The appellant submitted that as regards "ordinary" questions of valuation, such as the increase of compensation to the appellant, the costs should follow the "event"; and that with regards to the arcane points of law; and reference was made here to the Capital Gains Tax issue and the question of a premium under s.281(4)(c) MRA; that each party bear its own costs on those issues.

The respondent submitted that the appellant pay four-fifths of the respondent's costs and the respondent pay one-fifth of the appellant's costs; or more simply, that the appellant pay three-fifths of the respondent's costs.

Having regard to the observations that I have made above, I conclude that the success of the appellant should be taken into account offset, however, by the other various matters that I have outlined, but with full recognition being given to the complex nature of the legislation under which the appellant's right to compensation is assessed.  There is justification in my view for an award of partial costs.  The result is that I conclude that the appellant should pay 45% of the respondent's costs.

Order

1.        The appeal is allowed.

2.The determination of the Warden is varied such that compensation is determined in the amount of  $1,068,978.10, which figure includes the $25,000 for "business inconvenience" agreed to by the parties.

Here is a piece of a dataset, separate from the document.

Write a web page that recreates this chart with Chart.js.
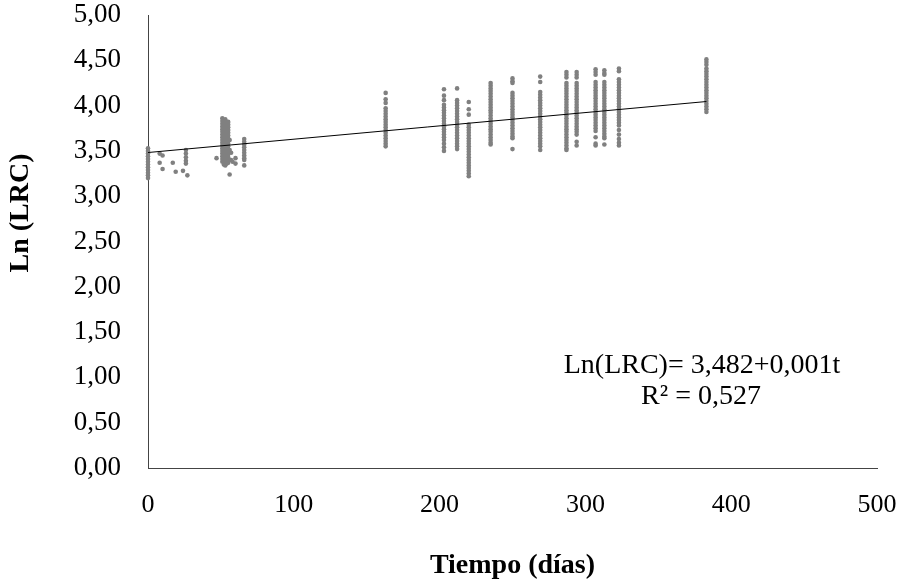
<!DOCTYPE html>
<html>
<head>
<meta charset="utf-8">
<script src="https://cdn.jsdelivr.net/npm/chart.js@4.4.1/dist/chart.umd.min.js"></script>
<style>
  body { margin: 0; background: #fff; }
  #wrap { width: 904px; height: 583px; }
</style>
</head>
<body>
<div id="wrap"><canvas id="grafico"></canvas></div>
<script>
// columnas de puntos (dia, valores de Ln(LRC))
const y000 = [3.20, 3.23, 3.26, 3.29, 3.32, 3.35, 3.38, 3.41, 3.44, 3.47, 3.50, 3.53];
const y051 = [3.86, 3.83, 3.80, 3.77, 3.74, 3.71, 3.68, 3.65, 3.62, 3.59, 3.56, 3.53, 3.50, 3.47, 3.44, 3.41, 3.38];
const y053 = [3.85, 3.82, 3.79, 3.76, 3.73, 3.70, 3.67, 3.64, 3.61, 3.58, 3.55, 3.52, 3.49, 3.46, 3.43, 3.40, 3.37, 3.34];
const y055 = [3.82, 3.79, 3.76, 3.73, 3.70, 3.67, 3.64, 3.61, 3.58, 3.55, 3.52, 3.49, 3.46, 3.43, 3.40, 3.37];
const y066 = [3.63, 3.60, 3.57, 3.54, 3.51, 3.48, 3.45, 3.42, 3.40, 3.34];
const y163 = [4.14, 4.07, 4.03, 3.97, 3.94, 3.91, 3.88, 3.85, 3.82, 3.79, 3.76, 3.73, 3.70, 3.67, 3.64, 3.61, 3.58, 3.55];
const y203 = [4.18, 4.11, 4.06, 4.01, 3.98, 3.95, 3.92, 3.89, 3.86, 3.83, 3.80, 3.77, 3.74, 3.71, 3.68, 3.65, 3.62, 3.58, 3.54, 3.50];
const y212 = [4.19, 4.06, 4.03, 4.00, 3.97, 3.94, 3.91, 3.88, 3.85, 3.82, 3.79, 3.76, 3.73, 3.70, 3.67, 3.64, 3.61, 3.58, 3.55, 3.52];
const y220 = [4.04, 3.96, 3.90, 3.79, 3.76, 3.73, 3.70, 3.67, 3.64, 3.61, 3.58, 3.55, 3.52, 3.49, 3.46, 3.43, 3.40, 3.37, 3.34, 3.31, 3.28, 3.25, 3.22];
const y235 = [4.25, 4.22, 4.19, 4.16, 4.13, 4.10, 4.07, 4.04, 4.01, 3.98, 3.95, 3.92, 3.89, 3.86, 3.83, 3.80, 3.77, 3.74, 3.71, 3.68, 3.65, 3.62, 3.59, 3.57];
const y250 = [4.30, 4.27, 4.25, 4.14, 4.11, 4.08, 4.05, 4.02, 3.99, 3.96, 3.93, 3.90, 3.87, 3.84, 3.81, 3.78, 3.75, 3.72, 3.69, 3.66, 3.64, 3.52];
const y269 = [4.32, 4.26, 4.15, 4.12, 4.09, 4.06, 4.03, 4.00, 3.97, 3.94, 3.91, 3.88, 3.85, 3.82, 3.79, 3.76, 3.73, 3.70, 3.67, 3.64, 3.61, 3.58, 3.55, 3.51];
const y287 = [4.37, 4.34, 4.31, 4.25, 4.22, 4.19, 4.16, 4.13, 4.10, 4.07, 4.04, 4.01, 3.98, 3.95, 3.92, 3.89, 3.86, 3.83, 3.80, 3.77, 3.74, 3.71, 3.68, 3.65, 3.62, 3.59, 3.56, 3.53, 3.51];
const y294 = [4.37, 4.34, 4.31, 4.25, 4.22, 4.19, 4.16, 4.13, 4.10, 4.07, 4.04, 4.01, 3.98, 3.95, 3.92, 3.89, 3.86, 3.83, 3.80, 3.77, 3.74, 3.71, 3.68, 3.60, 3.56];
const y307 = [4.40, 4.37, 4.34, 4.26, 4.23, 4.20, 4.17, 4.14, 4.11, 4.08, 4.05, 4.02, 3.99, 3.96, 3.93, 3.90, 3.87, 3.84, 3.81, 3.78, 3.75, 3.72, 3.65, 3.58, 3.56];
const y313 = [4.39, 4.36, 4.34, 4.26, 4.23, 4.20, 4.17, 4.14, 4.11, 4.08, 4.05, 4.02, 3.99, 3.96, 3.93, 3.90, 3.87, 3.84, 3.81, 3.78, 3.75, 3.72, 3.69, 3.66, 3.64, 3.57];
const y323 = [4.41, 4.38, 4.29, 4.26, 4.23, 4.20, 4.17, 4.14, 4.11, 4.08, 4.05, 4.02, 3.99, 3.96, 3.93, 3.90, 3.87, 3.84, 3.81, 3.78, 3.73, 3.68, 3.63, 3.59, 3.56];
const y383 = [4.51, 4.48, 4.45, 4.41, 4.38, 4.35, 4.32, 4.29, 4.26, 4.23, 4.20, 4.17, 4.14, 4.11, 4.08, 4.05, 4.02, 3.99, 3.96, 3.93];

const columnas = [
    [0, y000], [51, y051], [53, y053], [55, y055], [66, y066],
    [163, y163], [203, y203], [212, y212], [220, y220], [235, y235],
    [250, y250], [269, y269], [287, y287], [294, y294], [307, y307],
    [313, y313], [323, y323], [383, y383]
];

// puntos sueltos
const sueltosX = [8, 10, 8, 10, 17, 19, 24, 26, 26, 26, 26, 26, 27, 47, 56, 56, 57, 57, 54, 58, 60, 60, 56, 52];
const sueltosY = [3.47, 3.45, 3.37, 3.30, 3.37, 3.27, 3.28, 3.51, 3.47, 3.43, 3.39, 3.36, 3.23, 3.42, 3.62, 3.51, 3.48, 3.40, 3.36, 3.38, 3.42, 3.36, 3.24, 3.35];

// linea de tendencia
const tendenciaX = [0, 383];
const tendenciaY = [3.482, 4.045];

const xTicks = [0, 100, 200, 300, 400, 500];

const puntos = [];
columnas.forEach(function(c) {
    c[1].forEach(function(v) { puntos.push({ x: c[0], y: v }); });
});
sueltosX.forEach(function(x, i) { puntos.push({ x: x, y: sueltosY[i] }); });

const tendencia = tendenciaX.map(function(x, i) { return { x: x, y: tendenciaY[i] }; });

const fuente = 'Liberation Serif';

const textos = {
    id: 'textos',
    afterDraw(chart) {
        const ctx = chart.ctx;
        ctx.save();
        ctx.fillStyle = '#000';
        ctx.textAlign = 'center';
        ctx.textBaseline = 'middle';
        ctx.font = '28px "' + fuente + '"';
        ctx.fillText('Ln(LRC)= 3,482+0,001t', 702, 366);
        ctx.fillText('R² = 0,527', 701, 397);
        ctx.translate(21, 213);
        ctx.rotate(-Math.PI / 2);
        ctx.font = 'bold 28px "' + fuente + '"';
        ctx.fillText('Ln (LRC)', 0, 0);
        ctx.restore();
    }
};

new Chart(document.getElementById('grafico'), {
    type: 'scatter',
    data: {
        datasets: [{
            type: 'line',
            data: tendencia,
            borderColor: '#000',
            borderWidth: 1,
            pointRadius: 0,
            fill: false
        }, {
            data: puntos,
            backgroundColor: '#808080',
            borderWidth: 0,
            pointRadius: 2.3,
            clip: false
        }]
    },
    options: {
        responsive: true,
        maintainAspectRatio: false,
        animation: false,
        layout: { padding: { top: 15, right: 27, left: 0, bottom: 0 } },
        plugins: { legend: { display: false }, tooltip: { enabled: false } },
        scales: {
            x: {
                type: 'linear',
                min: 0,
                max: 500,
                afterBuildTicks(scale) { scale.ticks = xTicks.map(function(v) { return { value: v }; }); },
                afterFit(scale) {
                    scale.height = 115;
                    scale.paddingLeft = 0;
                    scale.paddingRight = 0;
                },
                grid: { display: false, drawTicks: false },
                border: { display: true, color: '#444', width: 1 },
                ticks: { color: '#000', padding: 22, font: { family: fuente, size: 26 } },
                title: {
                    display: true,
                    text: 'Tiempo (días)',
                    color: '#000',
                    font: { family: fuente, size: 28, weight: 'bold' },
                    padding: { top: 0, bottom: 0 }
                }
            },
            y: {
                min: 0,
                max: 5,
                afterFit(scale) {
                    scale.width = 148;
                    scale.paddingTop = 0;
                    scale.paddingBottom = 0;
                },
                grid: { display: false, drawTicks: false },
                border: { display: true, color: '#444', width: 1 },
                ticks: {
                    stepSize: 0.5,
                    color: '#000',
                    padding: 27,
                    font: { family: fuente, size: 27 },
                    callback: function(v) { return v.toFixed(2).replace('.', ','); }
                }
            }
        }
    },
    plugins: [textos]
});
</script>
</body>
</html>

3.The amount determined as compensation is to be paid in full not later than 30 days after the grant of the mining lease.

4.The appellant shall pay 45% of the respondent's costs of and incidental to the appeal including reserved costs to be ascertained and fixed by the Taxing Officer of the Supreme Court at Brisbane according to the scale of costs prescribed by law for the time being in respect of proceedings in the Supreme Court and in accordance with the provisions of s.41(9) of the Land Act 1962.